The Meridian Center for Cultural Diplomacy (MCCD) is pleased to announce its artist selections for the upcoming Community Engagement through the Arts: Mural Arts Exchange with the Bureau of Educational and Cultural Affairs at the U.S. Department of State. Each participant will travel to one of four countries to carry out collaborative murals with local artists representing underserved populations. These shared murals will be designed during each 3.5-week exchange program and will depict social themes that are relevant to each country.
Here are the selected artists and their projects:
Augustina Droze – Colombia
Serving as an instructor at the University at Buffalo (since 2012), Augustina Droze has developed and taught classes focusing on art in public spaces. The themes of these classes can be seen as an extension of a 2013, four-story tall mural which she created in Buffalo through funding provided by a National Endowment for the Arts grant. Collaborating with area school children and college students, Droze constructed a mural which serves as a welcome to the many international refugees that settle in the Buffalo area. Droze uses the mural, entitled “Global Voices”, to promote public awareness and community interaction. Droze has also worked extensively in India, where she has helped orphaned youth to create murals touting the importance of literacy.
Christine Kuhn – Democratic Republic of the Congo
Christine Kuhn, a Kentucky-based artist and activist, believes that the arts play an integral role in orchestrating community development and constructing social dialogue. Her project, entitled Tous de la Même Substance,will include classroom sessions, instruction in drawing and painting, and hands-on workshops that ultimately will produce the mural. Kuhn’s mural will include participants’ silhouettes, traditional African patterns and symbols, inspirational Congolese quotes, and personal sayings.
Michelle Angela Ortiz – Honduras
Former Cultural Envoy Michelle Angela Ortiz has promoted community engagement, artistic training, and historical awareness in many impoverished areas of the world. Ortiz has created similar murals in Fiji, Mexico, Spain, the United States, and Venezuela. In Honduras, she will work with communities marginalized by the devastating 1998 Hurricane Mitch, and design a mural that reflects their opinions about the storm, its aftermath, and current social circumstances in Honduras. Ortiz will also hold writing and communication workshops to promote discussion about topics that may be included in the mural.

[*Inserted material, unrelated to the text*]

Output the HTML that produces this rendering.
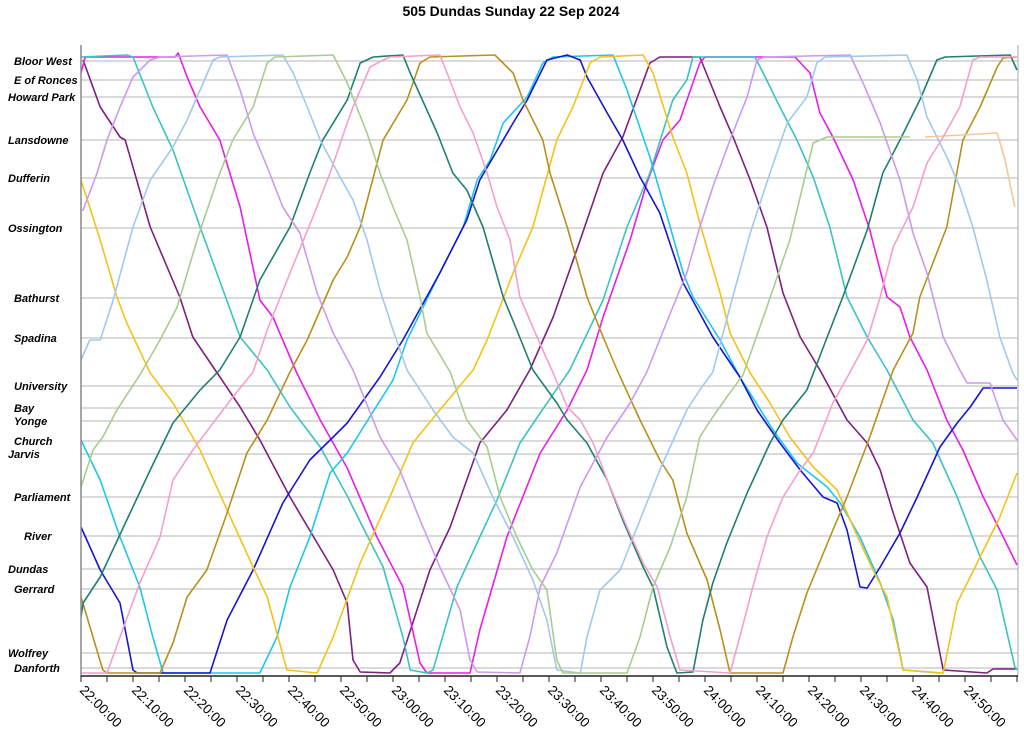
<!DOCTYPE html>
<html><head><meta charset="utf-8"><style>
html,body{margin:0;padding:0;background:#fff;}
svg{display:block;font-family:"Liberation Sans",sans-serif;}
</style></head><body>
<svg id="chart" width="1024" height="742" viewBox="0 0 1024 742" xmlns="http://www.w3.org/2000/svg">
<text x="511" y="16" text-anchor="middle" font-weight="bold" font-size="14">505 Dundas Sunday 22 Sep 2024</text>
<g id="grid"></g><g id="slabels"></g><g id="series" clip-path="url(#clip)"></g><g id="axes"></g>
<defs><clipPath id="clip"><rect x="81" y="45" width="937" height="633"/></clipPath></defs>
</svg>
<script>
const stationNames=["Bloor West","E of Ronces","Howard Park","Lansdowne","Dufferin","Ossington","Bathurst","Spadina","University","Bay","Yonge","Church","Jarvis","Parliament","River","Dundas","Gerrard","Wolfrey","Danforth"];
const stationPos=[0.04,0.23,0.40,0.83,1.21,1.71,2.41,2.81,3.29,3.51,3.64,3.84,3.97,4.40,4.79,5.12,5.32,5.96,6.11];
const labelX=[14,14,8,8,8,8,14,14,14,14,14,14,8,14,24,8,14,8,14];
const tickLabels=["22:00:00","22:10:00","22:20:00","22:30:00","22:40:00","22:50:00","23:00:00","23:10:00","23:20:00","23:30:00","23:40:00","23:50:00","24:00:00","24:10:00","24:20:00","24:30:00","24:40:00","24:50:00"];
const vPurple=[[0.4,0.03],[3.7,0.5],[7.5,0.8],[8.5,0.83],[13.3,1.7],[19,2.4],[21.5,2.8],[26.2,3.16],[30.6,3.5],[34.4,3.83],[40.2,4.4],[48.5,5.13],[51.2,5.46],[52.3,6.03],[53.7,6.15],[59.4,6.16],[61.3,6.06],[67.1,5.13],[71,4.7],[76.7,3.86],[81.9,3.53],[86.3,3.13],[90.8,2.6],[96,1.83],[100.4,1.16],[104.2,0.8],[109.4,0.06],[111.3,0],[119,0],[122.9,0.5],[125.4,0.8],[128.7,1.23],[131.9,1.7],[135,2.36],[138.3,2.8],[142.1,3.13],[147.3,3.63],[151.2,3.86],[153.7,4.13],[156.2,4.56],[159.4,5.06],[162.7,5.3],[165.8,6.13],[174.2,6.16],[175.4,6.12],[180,6.12]];
const vMagenta=[[0,0.16],[0.8,0],[18.1,0],[18.7,-0.04],[20.4,0.2],[22.9,0.5],[26.7,0.83],[30.6,1.5],[34.4,2.43],[36.9,2.6],[41.5,3.16],[46,3.63],[51.2,4.11],[56.9,4.8],[61.9,5.3],[65.2,6.06],[66.5,6.16],[74.8,6.16],[76.7,5.73],[81.9,4.8],[88.3,3.96],[93.5,3.53],[97.3,3.13],[100.4,2.6],[105.6,1.83],[108.8,1.26],[111.9,0.83],[115.2,0.63],[119,0.06],[120,0],[137.3,0],[140.2,0.16],[142.1,0.56],[144.6,0.8],[148.5,1.23],[151.7,1.73],[155,2.4],[157.5,2.5],[159.4,2.8],[162.7,3.13],[166.5,3.63],[169.6,3.93],[173.5,4.4],[176.7,4.73],[180,5.08]];
const vTurquoise=[[0,0],[8.8,-0.02],[10,0],[13.8,0.5],[17.7,0.93],[22.9,1.7],[30.6,2.8],[35.8,3.13],[40.2,3.5],[46,3.9],[51.3,4.4],[54.2,4.7],[58.1,5.1],[61.9,5.8],[63.3,6.13],[66.5,6.16],[67.7,6.13],[72.3,5.3],[76.7,4.8],[80,4.43],[84.4,3.86],[88.3,3.56],[94,3.13],[100.4,2.43],[105,1.7],[109.4,1.16],[113.8,0.43],[116.5,0.23],[117.7,0],[129.6,0],[131.2,0.16],[134.4,0.5],[137.7,0.83],[140.8,1.2],[144,1.7],[147.3,2.4],[151.2,2.8],[155,3.13],[160,3.63],[163.8,3.86],[168.5,4.4],[172.9,5],[176.2,5.33],[179.6,6.1],[180,6.13]];
const vSkyCyan=[[0,3.83],[3.7,4.23],[7.5,4.8],[11.3,5.3],[13.8,5.8],[15.8,6.16],[34.4,6.16],[37.7,5.8],[40.2,5.3],[44,4.8],[47.9,4.16],[51.2,3.96],[60,3.23],[62.7,2.83],[69,2.16],[73.5,1.7],[76.2,1.23],[78.7,1.03],[81.2,0.66],[85.8,0.4],[88.8,0.06],[90.8,0],[102.3,-0.02],[105,0.33],[109.4,1],[113.3,1.7],[115.8,2.16],[117.7,2.4],[122.9,2.83],[126.7,3.2],[133.1,3.73],[137.7,4.06],[143.5,4.3],[146,4.46],[149.8,4.8],[153.7,5.26],[156.2,5.63],[158.1,6.13],[165.2,6.16]];
const vBlue=[[0,4.7],[3.7,5.13],[7.5,5.46],[10,6.13],[10.8,6.16],[24.8,6.16],[28.1,5.63],[33.1,5.13],[38.8,4.46],[44,4.03],[48.5,3.8],[51.2,3.66],[57.5,3.2],[61.9,2.83],[69,2.16],[74.2,1.63],[76.7,1.23],[83.1,0.66],[85.8,0.43],[89.6,0.03],[93.5,-0.02],[96,0.03],[97.3,0.2],[101.2,0.56],[104.2,0.83],[107.5,1.2],[111.3,1.56],[115.8,2.26],[121.5,2.8],[126.7,3.2],[130,3.53],[134.4,3.86],[138.3,4.13],[142.7,4.4],[145.4,4.46],[147.3,4.73],[149.8,5.3],[151.2,5.31],[153.7,5.1],[157.5,4.76],[160.8,4.4],[165.2,3.9],[168.5,3.66],[171,3.5],[173.5,3.31],[180,3.31]];
const vYellow=[[0,1.23],[3.7,1.83],[6.9,2.4],[8.8,2.66],[13.3,3.16],[17.7,3.46],[22.9,3.93],[28.1,4.53],[33.1,5.1],[35.8,5.4],[39.6,6.13],[45.4,6.16],[48.5,5.8],[53.7,5.06],[59.4,4.4],[63.8,3.86],[69,3.53],[75.4,3.13],[78.1,2.83],[83.1,2.16],[86.9,1.7],[91.5,0.83],[94.6,0.5],[97.9,0.06],[99.8,0],[108.1,-0.02],[110,0.16],[113.8,0.8],[116.5,1.16],[119,1.66],[122.9,2.36],[124.8,2.76],[128.7,3.16],[132.5,3.46],[136.3,3.8],[140.8,4.1],[145.4,4.33],[148.5,4.7],[152.3,5.13],[155,5.4],[158.1,6.13],[165.8,6.16],[168.5,5.46],[172.9,5],[176.7,4.6],[180,4.16]];
const vGold=[[0,5.4],[2.3,5.8],[4.2,6.13],[5,6.16],[15.2,6.16],[17.7,5.86],[20.4,5.4],[24.2,5.13],[28.1,4.56],[31.9,3.96],[35.8,3.63],[40.2,3.15],[43.5,2.83],[48.5,2.23],[51.2,2],[53.7,1.7],[58.1,0.83],[62.7,0.43],[65.2,0.06],[67.1,0],[79.6,-0.02],[83.1,0.16],[85,0.43],[88.8,0.83],[90.2,1.16],[93.5,1.7],[97.3,2.4],[100.4,2.8],[103.1,3.13],[107.5,3.63],[111.3,4.03],[113.8,4.23],[116.5,4.76],[120.4,5.23],[122.9,5.73],[124.8,6.16],[135,6.16],[136.9,5.8],[139.6,5.36],[144.6,4.73],[147.3,4.4],[151.7,3.8],[156.2,3.13],[160,2.76],[161.3,2.4],[166.5,1.7],[169.6,0.83],[172.9,0.5],[176.2,0.1],[177.3,0.01],[180,0]];
const vTeal=[[0,5.6],[0.4,5.46],[3.7,5.2],[8.8,4.63],[13.3,4.13],[17.7,3.66],[22.9,3.33],[26.7,3.13],[30.6,2.8],[34.4,2.23],[40.2,1.7],[44,1.16],[46.5,0.83],[51.2,0.43],[53.7,0.06],[56.2,0],[61.9,-0.02],[63.3,0.16],[68.5,0.76],[71.5,1.16],[74.2,1.33],[77.3,1.7],[81.2,2.4],[83.8,2.73],[86.9,3.13],[91.5,3.46],[93.5,3.63],[97.3,3.86],[101.2,4.23],[104.2,4.63],[108.1,5.1],[110,5.3],[112.7,5.9],[114.6,6.16],[117.7,6.15],[119.6,5.63],[121.5,5.26],[124.2,4.86],[128.1,4.36],[132.5,3.86],[135,3.63],[139.6,3.33],[143.5,2.8],[146.5,2.4],[151.2,1.73],[154.2,1.16],[157.5,0.83],[161.3,0.43],[164.6,0.03],[166.2,0],[178.7,-0.02],[180,0.13]];
const vLavender=[[0,1.53],[0.4,1.53],[3.1,1.16],[5,0.83],[7.5,0.5],[10,0.2],[13.3,0.03],[15.2,0],[28.1,-0.02],[30.6,0.33],[33.1,0.76],[35.8,1.1],[38.8,1.5],[42.1,1.76],[45.4,2.36],[48.5,2.76],[52.3,3.13],[57.5,3.8],[61.3,4.13],[65.2,4.63],[69,5.1],[72.9,5.53],[74.8,6.03],[76.2,6.15],[84.4,6.16],[86.3,5.8],[88.3,5.3],[91.5,4.96],[96,4.3],[101.2,3.8],[105.6,3.46],[108.8,3.15],[113.8,2.5],[116.5,2.16],[119,1.7],[121.5,1.3],[124.8,0.83],[128.1,0.4],[130,0.03],[131.5,0],[147.9,-0.02],[150.4,0.26],[153.7,0.66],[157.5,1.23],[160,1.76],[162.7,2.16],[165.8,2.8],[169,3.13],[170.4,3.26],[174.8,3.26],[177.3,3.63],[180,3.83]];
const vLightBlue=[[0,3.03],[1.7,2.83],[3.7,2.83],[6.2,2.43],[10,1.7],[13.3,1.23],[17.7,0.9],[20.4,0.63],[22.9,0.33],[25.4,0.03],[26.7,0],[38.8,-0.02],[40.8,0.16],[43.5,0.5],[46,0.83],[49.8,1.2],[52.3,1.43],[55,1.83],[57.5,2.33],[60,2.73],[62.7,3.13],[67.7,3.53],[71.5,3.8],[75.4,3.96],[79.2,4.4],[83.1,4.8],[86.9,5.23],[89.6,5.63],[91.5,6.13],[96,6.16],[97.3,5.8],[99.8,5.33],[103.7,5.13],[107.5,4.63],[111.3,4.13],[116.5,3.53],[119,3.33],[121.5,3.15],[124.8,2.5],[128.7,1.76],[132.5,1.16],[135.8,0.66],[139.6,0.4],[141.5,0.06],[143.1,0],[158.8,-0.02],[160.8,0.23],[162.7,0.6],[166.5,1],[169,1.3],[171.5,1.7],[174.2,2.23],[176.7,2.8],[179.2,3.16],[180,3.23]];
const vLightGreen=[[0,4.3],[2.3,3.93],[4.2,3.8],[6.9,3.53],[11.3,3.18],[15.2,2.83],[18.5,2.5],[22.3,1.83],[26.2,1.23],[29.2,0.83],[33.1,0.5],[35.8,0.06],[37.3,0],[48.5,-0.02],[51.2,0.26],[55,0.76],[57.5,1.16],[60,1.5],[62.7,1.83],[65.2,2.4],[66.5,2.76],[71,3.15],[74.2,3.63],[78.1,3.9],[80.6,4.4],[83.8,4.8],[86.9,5.13],[89.6,5.33],[91.5,6.03],[92.7,6.16],[105,6.16],[107.5,5.8],[110,5.3],[113.3,4.9],[116.5,4.4],[119,3.8],[121.5,3.6],[124.2,3.4],[127.3,3.18],[131.9,2.5],[136.3,1.83],[140.8,0.86],[143.5,0.8],[159.4,0.8]];
const vOrange=[[162.3,0.8],[176.2,0.76],[177.7,1.03],[179.6,1.5]];
const vPink=[[0,6.16],[5,6.16],[7.5,5.8],[11.3,5.26],[15.2,4.8],[17.7,4.23],[21.5,3.93],[25.4,3.66],[29.2,3.4],[33.1,3.15],[35.8,2.73],[40.2,2.16],[44.6,1.6],[47.9,1.16],[51.2,0.66],[52.3,0.5],[55.6,0.1],[58.1,0.03],[59.4,0],[69,-0.02],[70.4,0.16],[72.9,0.5],[75.4,0.76],[78.1,1.16],[80,1.5],[82.5,1.83],[84.4,2.4],[87.7,2.8],[90.8,3.16],[93.5,3.5],[96,3.63],[98.5,3.86],[101.2,4.23],[105,4.7],[108.1,5.06],[110.8,5.3],[113.3,5.8],[115.2,6.13],[124.8,6.16],[126.7,5.8],[129.2,5.3],[131.9,4.8],[135,4.4],[138.3,4.13],[140.8,3.96],[144.6,3.46],[147.9,3.15],[151.2,2.83],[153.7,2.4],[156.2,1.9],[160,1.5],[162.7,1.06],[165.8,0.8],[169,0.5],[171.5,0.03],[172.9,0],[180,0]];

const NS="http://www.w3.org/2000/svg";
const X0=81,X1=1017,TMAX=180,Y0=57,YS=100;
function xs(t){return X0+t*(X1-X0)/TMAX;}
function ys(p){return Y0+p*YS;}
function mk(tag,attrs,parent){const e=document.createElementNS(NS,tag);for(const k in attrs)e.setAttribute(k,attrs[k]);parent.appendChild(e);return e;}
const grid=document.getElementById('grid'),sl=document.getElementById('slabels'),ser=document.getElementById('series'),ax=document.getElementById('axes');
stationNames.forEach((n,i)=>{
  const y=ys(stationPos[i]);
  const l=mk('line',{x1:X0,x2:1018,y1:y,y2:y,stroke:'#b4b4b4','stroke-width':1},grid);
  
  
  const t=mk('text',{x:labelX[i],y:y+4,'font-size':11,'font-weight':'bold','font-style':'italic',fill:'#000'},sl);
  t.textContent=n;
  
  
});
const series=[["purple",vPurple,"#7f1f7f"],["magenta",vMagenta,"#e81ee8"],["turquoise",vTurquoise,"#3cc2c2"],["sky-cyan",vSkyCyan,"#1ec6ee"],["blue",vBlue,"#1616d0"],["yellow",vYellow,"#f5c21a"],["gold",vGold,"#b8901e"],["teal",vTeal,"#1f7f72"],["lavender",vLavender,"#cc99ee"],["light-blue",vLightBlue,"#a2c8f0"],["light-green",vLightGreen,"#a8cc90"],["orange",vOrange,"#f2c898"],["pink",vPink,"#f4a0cc"]];
series.forEach(s=>{
  const d=s[1].map((p,i)=>(i?'L':'M')+xs(p[0]).toFixed(1)+' '+ys(p[1]).toFixed(1)).join(' ');
  const path=mk('path',{d:d,fill:'none',stroke:s[2],'stroke-width':1.6,'stroke-linejoin':'round'},ser);
  
  
});
const la=mk('line',{x1:X0,x2:X0,y1:45,y2:677,stroke:'#888','stroke-width':1.5},ax);


const ra=mk('line',{x1:1018,x2:1018,y1:45,y2:676,stroke:'#aaa','stroke-width':1},ax);


const ba=mk('line',{x1:X0,x2:1018,y1:676,y2:676,stroke:'#222','stroke-width':1.5},ax);


for(let m=0;m<=TMAX;m+=5){
  const tk=mk('line',{x1:xs(m),x2:xs(m),y1:676,y2:682,stroke:'#222','stroke-width':1},ax);
  
  
}
tickLabels.forEach((lab,i)=>{
  const x=xs(i*10)-2,y=691;
  const t=mk('text',{x:x,y:y,'font-size':13.5,fill:'#000',transform:'rotate(45 '+x+' '+y+')'},ax);
  t.textContent=lab;
  
  
});
</script>
</body></html>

Paul Santoleri – Nicaragua
Paul Santoleri, an artist based in Philadelphia, has collaboratively created murals as a Cultural Envoy in Paris, and has completed other mural projects in Brazil, Cuba, Denmark, the Dominican Republic, Finland and Mexico. Using collage and mosaic techniques, Santoleri integrates concrete, found objects, glass and terra cotta into his created mural paintings to establish a vibrant and transformative work. Santoleri is often involved with young people; in Paris he has worked with underprivileged, developmentally and physically disabled children; while in the Dominican Republic he collaborated with elementary school aged students.